Most major EV manufacturers operating in China experienced challenges in sales at the beginning of November, but Tesla proved to be an exception. The resilience of Tesla’s market appeal, especially with cars emerging from the Gigafactory Shanghai assembly line, has once again positioned the company favorably among local consumers seeking EV options.

Li Auto, a prominent EV manufacturer in China, recorded 8,600 unit registrations during the week from October 30 to November 5, indicating a 14 percent decline from the previous week’s 10,000 units. Nio reported 4,200 units, marking an 8.7 percent decrease from the 4,600 units registered the week before. Xpeng, another key player in the Chinese EV market, saw insurance registrations totaling 4,700 units last week, a decline of 18.97 percent from the 5,800 units registered in the preceding week. Similarly, BYD registered 46,700 units, a 9.85 percent decrease from the previous week’s figure of 51,800 units.

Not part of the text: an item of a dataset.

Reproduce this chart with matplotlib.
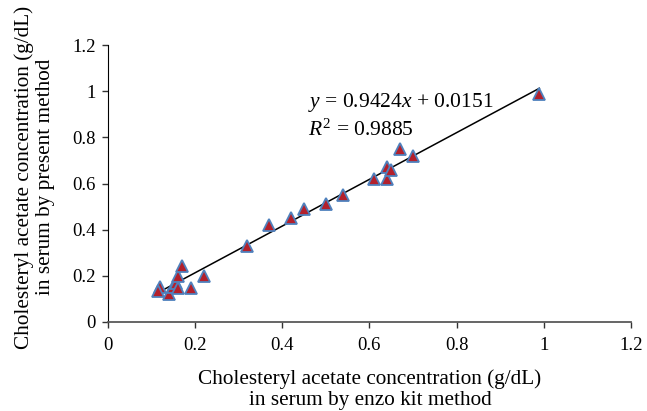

In stark contrast, Tesla emerged as one of the few automakers to witness a week-over-week increase in insurance registrations in China. With 14,000 units registered last week, Tesla reported a substantial 29.63 percent surge from the 10,800 units registered in the week prior. This surge in registrations not only highlights Tesla’s active supply to the Chinese market but also hints at the potential for impressive overall data for the month of November. It’s essential to note that during the first month of each quarter, the Shanghai Gigafactory primarily produces cars for export, resulting in lower registrations in China during this period compared to subsequent months.

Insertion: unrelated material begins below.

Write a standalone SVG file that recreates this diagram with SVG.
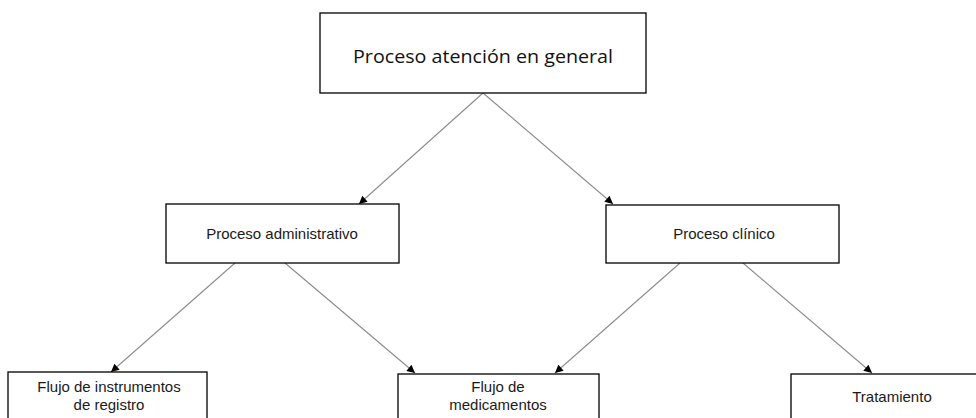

In October, Tesla successfully sold 72,115 China-made vehicles, reflecting a 0.57 percent increase from the 71,704 vehicles sold the previous year, according to data from the China Passenger Car Association (CPCA). The minor dip in production capacity at Gigafactory Shanghai is attributed to the introduction of the updated Model 3 and adjustments made to the Model Y, both of which have influenced production pace. Despite these changes, Tesla’s resilience in the Chinese EV market is evident in its recent surge in insurance registrations, setting the stage for a potentially robust November performance.